Ali Khademhosseini, an assistant professor of medicine at Brigham and Women’s Hospital and Harvard Medical School in Boston says Webster’s material sounds interesting, and there’s plenty of room for innovation in the area of bone-like materials.

Today, metal plates are often inserted to provide strength and support while bones, such as the hip joint, slowly heal. But the metal degrades over time, and particularly in younger patients, it may eventually have to be replaced. Khademhosseini says tissue engineers are looking for materials that will better integrate with the body and last longer. If Webster succeeds in developing such a material to replace metal entirely, that would transform the field, he says.

Audax will begin testing Arxis in the hip and knee, according to company president and CEO Mark Johanson. Johanson hopes to have the first product ready for market in 2013. The company recently raised $1 million and plans to raise more capital soon, Johanson says. If Arxis is injectable on an outpatient basis, the sales volume will be high and the price relatively low, Johanson predicts. An injection is likely to run $1,000 to $1,500.

“The material can be processed and manufactured relatively inexpensively, which positions it well for the higher-volume-procedural market,” Johanson says.

Bone Breakthrough

MIT researchers created this nanoscale map of the stiffness of bone.   Credit: Beryl Simon

Nanoscale research explains bones’ resilience

MIT Technology Review, by Gandra Gwanson  —  By taking bone analysis to a new level of precision, researchers at MIT have revealed an engineering marvel under our skin. Their work may help improve the resilience of man-made materials and enable earlier diagnosis of bone diseases.

Researchers led by Christine Ortiz, associate professor of materials science and engineering, examined the mechani­cal properties of collagen molecules–bone’s building blocks–at a scale of less than 50 nanometers. (To put that in perspective, a human hair has a diameter of about 80,000 nanometers.) Their close inspection showed that the heterogeneous composition of bone at the nanoscale makes it tougher overall.

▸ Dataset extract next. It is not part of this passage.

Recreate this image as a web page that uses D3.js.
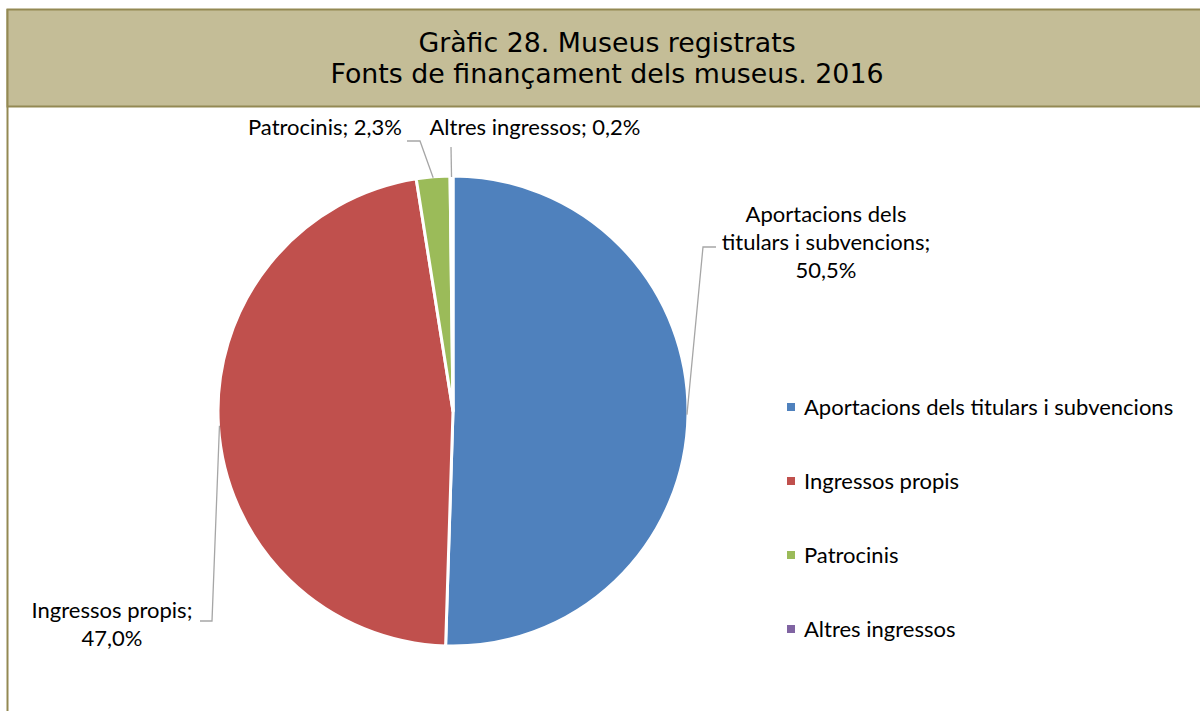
<!DOCTYPE html>
<html>
<head>
<meta charset="utf-8">
<script src="https://cdn.jsdelivr.net/npm/d3@7"></script>
<style>
  html, body { margin: 0; padding: 0; background: #ffffff; }
  svg { display: block; }
</style>
</head>
<body>
<svg id="chart" width="1200" height="711"></svg>
<script>
// ---- Data ----
const titleLines = ["Gràfic 28. Museus registrats", "Fonts de finançament dels museus. 2016"];
const categories = ["Aportacions dels titulars i subvencions", "Ingressos propis", "Patrocinis", "Altres ingressos"];
const values = [50.5, 47.0, 2.3, 0.2];
const valueLabels = ["50,5%", "47,0%", "2,3%", "0,2%"];
const colors = ["#4f81bd", "#c0504d", "#9bbb59", "#8064a2"];

// ---- Layout ----
const W = 1200, H = 711;
const svg = d3.select("#chart");
const labelFont = "Lato, 'Open Sans', sans-serif";
const titleFont = "'DejaVu Sans', Verdana, sans-serif";
const labelSize = 22;

// Frame + title band
svg.append("line").attr("x1", 7.5).attr("x2", 7.5).attr("y1", 9).attr("y2", H)
  .attr("stroke", "#938953").attr("stroke-width", 2);
svg.append("rect").attr("x", 7.5).attr("y", 9.5).attr("width", W).attr("height", 97)
  .attr("fill", "#c4bd97").attr("stroke", "#938953").attr("stroke-width", 2);

const title = svg.append("text").attr("text-anchor", "middle")
  .attr("font-family", titleFont).attr("font-size", 26.8).attr("fill", "#000");
titleLines.forEach((t, i) => {
  title.append("tspan").attr("x", 607).attr("y", 52 + i * 31).text(t);
});

// Pie
const cx = 453, cy = 411, R = 235;
const g = svg.append("g").attr("transform", `translate(${cx},${cy})`);
const pie = d3.pie().sort(null).value(d => d.v);
const data = categories.map((c, i) => ({ c, v: values[i], lab: valueLabels[i], col: colors[i] }));
const arcs = pie(data);
const arc = d3.arc().innerRadius(0).outerRadius(R);

g.selectAll("path.slice").data(arcs).enter().append("path")
  .attr("class", "slice")
  .attr("d", arc)
  .attr("fill", d => d.data.col)
  .attr("stroke", "#ffffff").attr("stroke-width", 3).attr("stroke-linejoin", "round");

// Leader lines & labels
function edgePoint(d, r) {
  const a = (d.startAngle + d.endAngle) / 2;
  return [cx + r * Math.sin(a), cy - r * Math.cos(a)];
}
const leaderLayouts = [
  { elbow: [703, 247], end: [716, 247] },
  { elbow: [212, 621], end: [200, 621] },
  { elbow: [420, 141], end: [407, 141] },
  { elbow: null, end: [451, 147] }
];
arcs.forEach((d, i) => {
  const p0 = edgePoint(d, R - 1);
  const L = leaderLayouts[i];
  const pts = [p0];
  if (L.elbow) pts.push(L.elbow);
  pts.push(L.end);
  svg.append("path").attr("d", d3.line()(pts))
    .attr("fill", "none").attr("stroke", "#a6a6a6").attr("stroke-width", 1.3);
});

const labelBlocks = [
  { x: 826, y: 222, lines: ["Aportacions dels", "titulars i subvencions;", valueLabels[0]] },
  { x: 112, y: 618, lines: ["Ingressos propis;", valueLabels[1]] },
  { x: 325, y: 135, lines: [categories[2] + "; " + valueLabels[2]] },
  { x: 535, y: 135, lines: [categories[3] + "; " + valueLabels[3]] }
];
labelBlocks.forEach(b => {
  const t = svg.append("text").attr("text-anchor", "middle")
    .attr("font-family", labelFont).attr("font-size", labelSize).attr("fill", "#000");
  b.lines.forEach((ln, i) => t.append("tspan").attr("x", b.x).attr("y", b.y + i * 27.8).text(ln));
});

// Legend
const legendY = d3.scalePoint().domain(categories).range([407, 629]);
const lg = svg.append("g");
categories.forEach((c, i) => {
  const y = legendY(c);
  lg.append("rect").attr("x", 787).attr("y", y - 4).attr("width", 8).attr("height", 8).attr("fill", colors[i]);
  lg.append("text").attr("x", 804).attr("y", y + 8)
    .attr("font-family", labelFont).attr("font-size", labelSize).attr("fill", "#000").text(c);
});
</script>
</body>
</html>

The researchers used a molecular force probe to poke one-square-­millimeter samples of bovine shin bone hundreds of times in a grid pattern. “It basically tells you where bone is stiff and where it’s not,” says Ortiz. Using the probe’s measurements, they produced maps of the samples’ stiffness and found a dramatically varied terrain. “We weren’t expecting the structure to be so complex,” she says.

Materials science researchers have long known that bone’s structure is heterogeneous at the nanoscale because of variation in the size, shape, and spacing of its primary components, collagen molecules and mineral particles. But they disagreed on one important point, says Subra Suresh, dean of the School of Engineering at MIT and coauthor of the team’s research paper (published in May in Nature Materials).

“If you have a material that’s perfectly ordered and periodic, is that better than a material that has the same average properties, but has high values in some places and low values in others?” says Suresh. “There was no consensus on whether nonuniformity was better or worse.” He believes the MIT team’s research settled that debate. Using the bovine-bone data, the team created a computer model that can virtually bend the bone and predict its behavior. The simulations compared bone with other tough but more uniform materials and showed that it takes more energy to deform a highly heterogeneous material than a uniform one.

These results offer a promising blueprint for stronger composite materials in load-bearing structures. Imitating nature, engineers could enhance a material’s resilience by boosting its nanoscale variability. The project, funded by the MIT Institute for Soldier Nanotechnolo­gies, may help improve body armor and other combat equipment.

The research could also lead to earlier detection of osteoporosis and other bone diseases. “Now that we can measure bone at the nanoscale,” says Suresh, “it might be possible someday to remove a tiny biopsy and to tell if there’s an abnormality in that bone fragment.”